EXERCISE TASK — Return the lines below exactly, from the first line to the line that contains "plt.rcParams['font.family'] = ['Liberation". Leave out pictures.

SUPPLIED DATA —
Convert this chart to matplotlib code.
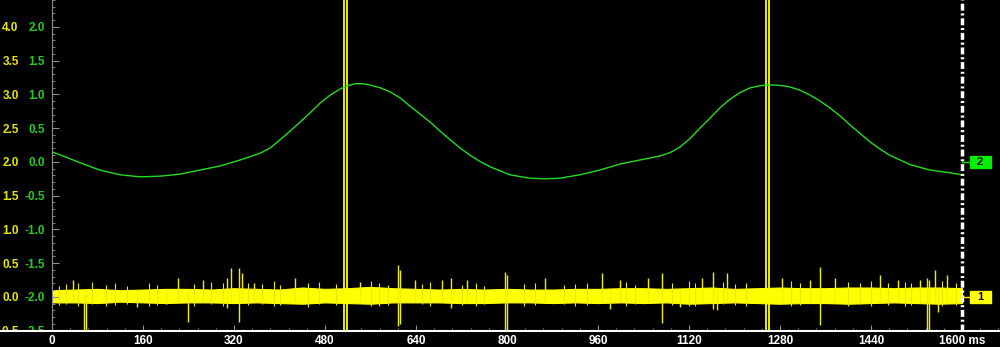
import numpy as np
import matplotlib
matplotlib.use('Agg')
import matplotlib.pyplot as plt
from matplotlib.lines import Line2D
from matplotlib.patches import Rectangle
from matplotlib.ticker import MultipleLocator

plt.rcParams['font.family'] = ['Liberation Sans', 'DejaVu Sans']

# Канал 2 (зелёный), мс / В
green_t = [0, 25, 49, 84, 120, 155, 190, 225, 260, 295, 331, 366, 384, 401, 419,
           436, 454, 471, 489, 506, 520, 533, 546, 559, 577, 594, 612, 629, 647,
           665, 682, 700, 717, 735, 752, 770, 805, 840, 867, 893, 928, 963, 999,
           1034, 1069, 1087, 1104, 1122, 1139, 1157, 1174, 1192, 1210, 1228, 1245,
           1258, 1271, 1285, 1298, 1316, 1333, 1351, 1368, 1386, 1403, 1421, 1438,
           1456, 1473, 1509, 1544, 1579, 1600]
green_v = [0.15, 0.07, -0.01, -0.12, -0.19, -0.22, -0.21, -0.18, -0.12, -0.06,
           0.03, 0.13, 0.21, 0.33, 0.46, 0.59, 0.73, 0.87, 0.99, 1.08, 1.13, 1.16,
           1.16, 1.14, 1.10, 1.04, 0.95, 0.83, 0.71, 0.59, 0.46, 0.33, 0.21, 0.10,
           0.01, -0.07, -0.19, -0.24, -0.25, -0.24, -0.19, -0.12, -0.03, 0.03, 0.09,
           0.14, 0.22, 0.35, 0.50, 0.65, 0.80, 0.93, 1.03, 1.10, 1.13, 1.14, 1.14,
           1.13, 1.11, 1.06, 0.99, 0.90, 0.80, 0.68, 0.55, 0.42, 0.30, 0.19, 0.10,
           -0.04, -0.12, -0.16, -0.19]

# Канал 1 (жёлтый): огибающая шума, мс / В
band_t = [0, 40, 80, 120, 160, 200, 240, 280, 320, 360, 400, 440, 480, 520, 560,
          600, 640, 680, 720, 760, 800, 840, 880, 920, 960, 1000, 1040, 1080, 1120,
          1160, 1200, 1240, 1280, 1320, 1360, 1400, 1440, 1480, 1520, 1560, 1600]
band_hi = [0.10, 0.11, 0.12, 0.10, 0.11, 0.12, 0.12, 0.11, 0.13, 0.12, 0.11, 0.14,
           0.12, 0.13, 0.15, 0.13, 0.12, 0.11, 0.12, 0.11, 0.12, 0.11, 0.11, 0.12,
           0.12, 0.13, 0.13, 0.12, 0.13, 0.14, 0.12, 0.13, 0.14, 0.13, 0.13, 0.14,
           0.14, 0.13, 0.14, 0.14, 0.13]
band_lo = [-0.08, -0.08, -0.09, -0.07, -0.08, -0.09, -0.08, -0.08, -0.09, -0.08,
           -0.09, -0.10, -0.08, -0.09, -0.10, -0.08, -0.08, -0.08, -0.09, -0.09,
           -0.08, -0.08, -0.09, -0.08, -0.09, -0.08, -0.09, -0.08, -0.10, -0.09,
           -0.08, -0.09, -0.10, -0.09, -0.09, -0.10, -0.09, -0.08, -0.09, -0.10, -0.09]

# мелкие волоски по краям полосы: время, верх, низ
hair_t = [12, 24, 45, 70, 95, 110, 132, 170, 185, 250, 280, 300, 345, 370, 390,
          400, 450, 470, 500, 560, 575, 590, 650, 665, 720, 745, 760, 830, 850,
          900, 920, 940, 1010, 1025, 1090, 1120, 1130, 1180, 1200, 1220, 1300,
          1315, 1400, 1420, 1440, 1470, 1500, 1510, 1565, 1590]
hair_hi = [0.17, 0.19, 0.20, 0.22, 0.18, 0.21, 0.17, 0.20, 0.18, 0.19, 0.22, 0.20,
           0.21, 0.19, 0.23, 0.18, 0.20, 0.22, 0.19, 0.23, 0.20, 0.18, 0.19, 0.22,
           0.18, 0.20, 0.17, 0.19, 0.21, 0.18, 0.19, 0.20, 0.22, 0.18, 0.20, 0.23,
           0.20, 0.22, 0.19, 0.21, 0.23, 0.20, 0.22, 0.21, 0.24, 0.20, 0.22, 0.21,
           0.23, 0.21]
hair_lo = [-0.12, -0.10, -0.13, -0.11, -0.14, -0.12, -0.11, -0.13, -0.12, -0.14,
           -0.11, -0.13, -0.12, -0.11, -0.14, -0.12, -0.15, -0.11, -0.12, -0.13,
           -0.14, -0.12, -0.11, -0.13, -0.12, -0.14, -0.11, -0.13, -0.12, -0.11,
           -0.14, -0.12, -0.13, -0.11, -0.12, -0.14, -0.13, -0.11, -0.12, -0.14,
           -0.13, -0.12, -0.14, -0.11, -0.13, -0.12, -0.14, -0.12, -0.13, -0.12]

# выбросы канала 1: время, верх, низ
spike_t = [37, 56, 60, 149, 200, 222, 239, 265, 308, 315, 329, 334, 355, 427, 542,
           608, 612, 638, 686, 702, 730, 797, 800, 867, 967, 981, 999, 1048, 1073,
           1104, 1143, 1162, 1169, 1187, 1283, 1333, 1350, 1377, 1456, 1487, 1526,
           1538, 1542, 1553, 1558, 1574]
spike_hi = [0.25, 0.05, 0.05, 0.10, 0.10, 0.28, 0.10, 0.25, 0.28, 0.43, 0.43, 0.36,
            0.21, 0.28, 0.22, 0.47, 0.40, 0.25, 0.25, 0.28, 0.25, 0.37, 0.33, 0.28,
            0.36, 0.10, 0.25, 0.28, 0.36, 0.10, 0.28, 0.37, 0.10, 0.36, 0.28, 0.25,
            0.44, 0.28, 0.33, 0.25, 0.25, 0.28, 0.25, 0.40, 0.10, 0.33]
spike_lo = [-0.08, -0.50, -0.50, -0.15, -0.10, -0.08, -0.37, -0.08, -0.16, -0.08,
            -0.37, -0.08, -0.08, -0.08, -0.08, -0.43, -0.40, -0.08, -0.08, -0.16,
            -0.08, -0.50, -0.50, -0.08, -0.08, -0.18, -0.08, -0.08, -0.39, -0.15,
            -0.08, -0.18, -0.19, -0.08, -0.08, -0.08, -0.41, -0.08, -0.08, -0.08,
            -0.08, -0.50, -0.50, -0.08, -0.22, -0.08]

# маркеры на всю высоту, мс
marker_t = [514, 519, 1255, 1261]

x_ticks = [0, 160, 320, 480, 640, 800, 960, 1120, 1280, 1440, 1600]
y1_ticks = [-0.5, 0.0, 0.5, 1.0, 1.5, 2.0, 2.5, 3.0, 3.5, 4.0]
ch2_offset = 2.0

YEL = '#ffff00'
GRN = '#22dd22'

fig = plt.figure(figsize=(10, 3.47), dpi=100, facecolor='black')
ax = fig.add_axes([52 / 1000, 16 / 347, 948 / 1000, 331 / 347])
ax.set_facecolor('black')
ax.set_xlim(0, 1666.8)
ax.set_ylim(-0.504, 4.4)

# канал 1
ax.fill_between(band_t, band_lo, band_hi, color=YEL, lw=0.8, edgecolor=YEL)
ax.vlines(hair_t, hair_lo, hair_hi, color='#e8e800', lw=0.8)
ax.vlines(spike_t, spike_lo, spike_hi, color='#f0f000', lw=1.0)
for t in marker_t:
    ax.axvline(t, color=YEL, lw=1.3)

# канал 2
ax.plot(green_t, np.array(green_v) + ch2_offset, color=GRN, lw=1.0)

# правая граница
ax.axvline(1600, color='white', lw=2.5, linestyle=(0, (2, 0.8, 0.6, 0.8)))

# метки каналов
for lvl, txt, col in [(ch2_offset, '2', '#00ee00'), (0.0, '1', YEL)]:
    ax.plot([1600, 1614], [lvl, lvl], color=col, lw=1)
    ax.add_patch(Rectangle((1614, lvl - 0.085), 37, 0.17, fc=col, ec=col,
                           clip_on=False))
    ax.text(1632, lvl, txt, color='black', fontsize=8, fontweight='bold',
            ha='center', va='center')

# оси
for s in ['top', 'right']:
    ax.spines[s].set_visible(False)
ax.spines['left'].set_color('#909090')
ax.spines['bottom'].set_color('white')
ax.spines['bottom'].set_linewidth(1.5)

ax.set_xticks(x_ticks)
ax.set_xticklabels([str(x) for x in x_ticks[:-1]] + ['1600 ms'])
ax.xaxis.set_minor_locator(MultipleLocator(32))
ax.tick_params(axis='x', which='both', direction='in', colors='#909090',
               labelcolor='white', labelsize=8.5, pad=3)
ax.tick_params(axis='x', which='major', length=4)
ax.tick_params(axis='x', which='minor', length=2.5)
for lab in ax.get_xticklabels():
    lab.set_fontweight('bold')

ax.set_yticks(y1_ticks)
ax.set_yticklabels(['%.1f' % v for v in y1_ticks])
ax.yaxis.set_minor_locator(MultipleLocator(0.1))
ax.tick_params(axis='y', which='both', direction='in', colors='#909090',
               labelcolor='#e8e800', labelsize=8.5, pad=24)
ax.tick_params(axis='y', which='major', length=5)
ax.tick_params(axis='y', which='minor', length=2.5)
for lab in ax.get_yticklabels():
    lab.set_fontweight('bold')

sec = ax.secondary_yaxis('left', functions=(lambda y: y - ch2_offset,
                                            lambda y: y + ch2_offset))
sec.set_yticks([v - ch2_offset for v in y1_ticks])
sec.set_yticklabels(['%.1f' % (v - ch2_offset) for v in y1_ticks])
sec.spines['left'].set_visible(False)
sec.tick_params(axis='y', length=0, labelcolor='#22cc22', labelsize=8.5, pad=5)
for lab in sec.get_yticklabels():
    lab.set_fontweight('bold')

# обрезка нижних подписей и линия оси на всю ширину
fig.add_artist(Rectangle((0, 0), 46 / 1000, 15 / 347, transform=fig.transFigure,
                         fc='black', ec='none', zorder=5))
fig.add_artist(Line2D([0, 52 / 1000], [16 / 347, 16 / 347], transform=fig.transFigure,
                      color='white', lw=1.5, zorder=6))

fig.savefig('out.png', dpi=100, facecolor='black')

COMPLETE OUTPUT —
Convert this chart to matplotlib code.
import numpy as np
import matplotlib
matplotlib.use('Agg')
import matplotlib.pyplot as plt
from matplotlib.lines import Line2D
from matplotlib.patches import Rectangle
from matplotlib.ticker import MultipleLocator

plt.rcParams['font.family'] = ['Liberation Sans', 'DejaVu Sans']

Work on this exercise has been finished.